Ginger Vieira was diagnosed with type 1 diabetes when she was 13, celiac disease a year later, and fibromyalgia in 2014. Ginger provides great insights into life with multiple chronic illnesses, including how to make the most of your life despite your health setbacks.

Sometimes it's easy to forget that the insulin we're prescribed is not the same as the insulin our bodies make (or don't make, for that matter). These manufactured insulins are great; they help us live longer, healthier lives with diabetes. But they are chemicals, and they are all very different.

In fact, some types of insulin work really well for some people and not so well for other people, just as one type of pain reliever might work well for one person but not as well for another person. Our bodies react differently to different chemicals.

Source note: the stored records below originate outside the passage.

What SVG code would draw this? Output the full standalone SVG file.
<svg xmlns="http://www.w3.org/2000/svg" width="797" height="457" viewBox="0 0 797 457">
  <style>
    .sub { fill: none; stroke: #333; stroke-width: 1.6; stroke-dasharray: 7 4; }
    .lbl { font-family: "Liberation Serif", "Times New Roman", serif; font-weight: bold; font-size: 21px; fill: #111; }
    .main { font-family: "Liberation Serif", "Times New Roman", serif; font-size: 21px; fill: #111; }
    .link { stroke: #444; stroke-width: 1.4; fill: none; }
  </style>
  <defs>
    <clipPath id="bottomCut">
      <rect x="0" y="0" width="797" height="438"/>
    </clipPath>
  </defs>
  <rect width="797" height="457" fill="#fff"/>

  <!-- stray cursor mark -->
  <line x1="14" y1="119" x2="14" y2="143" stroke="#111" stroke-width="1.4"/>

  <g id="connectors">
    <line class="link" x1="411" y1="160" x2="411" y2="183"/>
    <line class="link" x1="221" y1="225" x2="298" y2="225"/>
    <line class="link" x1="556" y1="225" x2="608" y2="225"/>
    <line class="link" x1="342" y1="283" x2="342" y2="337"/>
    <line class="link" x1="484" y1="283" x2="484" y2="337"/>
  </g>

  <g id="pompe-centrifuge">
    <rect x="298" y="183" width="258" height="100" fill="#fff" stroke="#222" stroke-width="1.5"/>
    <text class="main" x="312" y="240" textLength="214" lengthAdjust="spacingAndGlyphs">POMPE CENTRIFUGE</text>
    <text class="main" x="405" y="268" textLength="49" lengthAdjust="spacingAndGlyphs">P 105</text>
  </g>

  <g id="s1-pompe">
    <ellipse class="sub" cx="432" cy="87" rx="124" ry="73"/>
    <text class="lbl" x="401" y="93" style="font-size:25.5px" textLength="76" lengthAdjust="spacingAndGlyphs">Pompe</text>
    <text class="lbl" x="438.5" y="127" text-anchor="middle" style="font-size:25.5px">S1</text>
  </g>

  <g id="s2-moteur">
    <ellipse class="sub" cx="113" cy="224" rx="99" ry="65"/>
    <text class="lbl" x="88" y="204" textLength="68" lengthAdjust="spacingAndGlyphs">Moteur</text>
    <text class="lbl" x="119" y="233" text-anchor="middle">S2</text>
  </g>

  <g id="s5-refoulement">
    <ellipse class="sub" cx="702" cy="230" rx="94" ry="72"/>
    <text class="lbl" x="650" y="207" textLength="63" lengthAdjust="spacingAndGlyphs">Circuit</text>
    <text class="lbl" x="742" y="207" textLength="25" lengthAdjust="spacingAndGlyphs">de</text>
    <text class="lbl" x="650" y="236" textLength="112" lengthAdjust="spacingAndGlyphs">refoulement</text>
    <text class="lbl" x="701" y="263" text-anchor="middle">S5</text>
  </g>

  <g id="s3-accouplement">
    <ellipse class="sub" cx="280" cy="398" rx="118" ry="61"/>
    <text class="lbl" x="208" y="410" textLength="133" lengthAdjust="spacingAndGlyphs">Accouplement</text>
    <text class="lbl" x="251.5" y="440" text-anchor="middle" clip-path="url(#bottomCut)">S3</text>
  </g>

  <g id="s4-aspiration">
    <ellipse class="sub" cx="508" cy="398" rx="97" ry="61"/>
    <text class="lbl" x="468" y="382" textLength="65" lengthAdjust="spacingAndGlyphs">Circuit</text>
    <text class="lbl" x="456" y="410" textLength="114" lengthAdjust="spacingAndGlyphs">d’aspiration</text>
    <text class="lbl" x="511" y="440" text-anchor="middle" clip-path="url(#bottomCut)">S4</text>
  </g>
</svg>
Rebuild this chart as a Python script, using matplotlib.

And that's why it's important to know your options and try different options with your doctor's help if you're having trouble controlling your blood sugar levels.

Here are the basic insulin options available today:

Regular. Also known as "Humilin R" or "Novolin R," this is a "short-acting" insulin. According to the American Diabetes Association, it "usually reaches the bloodstream within 30 minutes after injection, peaks anywhere from two to three hours after injection, and is effective for approximately three to six hours." This insulin isn't used as widely today because it's considered a "fast-acting" insulin, but isn't nearly as fast as the newer types of insulin available today. This insulin is also often paired with NPH insulin.

NPH. This "intermediate-acting" insulin serves as a background, or basal, insulin. The ADA says it "generally reaches the bloodstream about 2 to 4 hours after injection, peaks 4 to 12 hours later, and is effective for about 12 to 18 hours." This insulin helps control your blood sugar both between and during meals, but requires a more consistent eating schedule because its peaks can be fairly significant, dropping your blood sugar if you don't eat regularly.

Novolog or Humalog or Apidra. These are "fast" or "rapid-acting" insulins taken before meals or to correct high blood sugars. Often paired with a background insulin like NPH or Lantus or Levemir (see below), these insulins start working in the bloodstream within 15 minutes and stay in the bloodstream for two to four hours. For people with type 1 diabetes, they must be paired with a background insulin, and the same is true for some people with type 2 diabetes. These rapid-acting insulins are appreciated for better prevention of post-meal high blood sugars.

Lantus or Levemir. These are "long-acting" insulins because they stay in the bloodstream for 18 to 24 hours and are meant to keep the blood sugar steady, in contrast to the fast-acting insulin used at meal times. Doses can be split into two doses taken 12 hours apart or taken all at once depending on your doctor's recommendations.

If you're currently on an insulin regimen that doesn't seem to be keeping your blood sugars in the range you'd like them to be, talk to your doctor about fine-tuning your dosages or trying a new type of insulin. All insulin doses need to be adjusted and fine-tuned throughout life!